Develop clear policies and procedures for each channel partner
To develop clear policies and procedures for each channel partner, it's necessary for a business to define the goals it wants to achieve through channel partnerships. Having a clear goal in common helps different organisations work together much more efficiently, as it clarifies and removes any misconceptions or guesses. This involves setting out clear policies and procedures for each channel partner by clearly communicating what they're expected to produce. For example, a business might expect a television advertisement to mention certain information for older demographics. This streamlines the communication and decision-making processes.
Having a set of guidelines in place ensures that everyone knows who to contact with questions or concerns. It also demonstrates to all involved who has the authority to make decisions about certain aspects of the partnership.

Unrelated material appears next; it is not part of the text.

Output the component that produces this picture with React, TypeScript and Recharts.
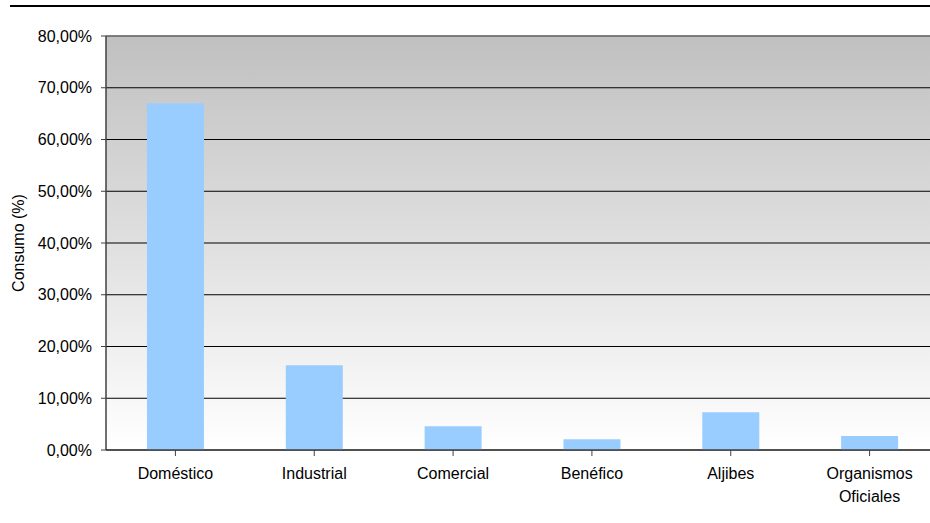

This stops advertising agencies from contacting television networks on behalf of a business without its permission, for example. Providing clarity here helps build and maintain trust and cooperation between the business and its channel partners.
There are various ways in which a business creates incentives for each channel partner. The most common way is through economic incentive programmes, which include significant discounts on products, rebates and other financial incentives. Many companies also offer non-financial incentives, such as exclusive access to new products before they hit the market, training and support and additional promotional opportunities. This mainly depends on what product a business sells, as discounts work differently on cars than on shoes, for example.
Businesses generally create incentives for each channel partner to ensure that everyone works together towards a set of common goals. By clearly understanding what the business requires each channel partner to do, they can create a system where each channel partner is primarily focused on helping the business succeed. These incentives also build trust and cooperation between partners, which makes it easier to work together in the future.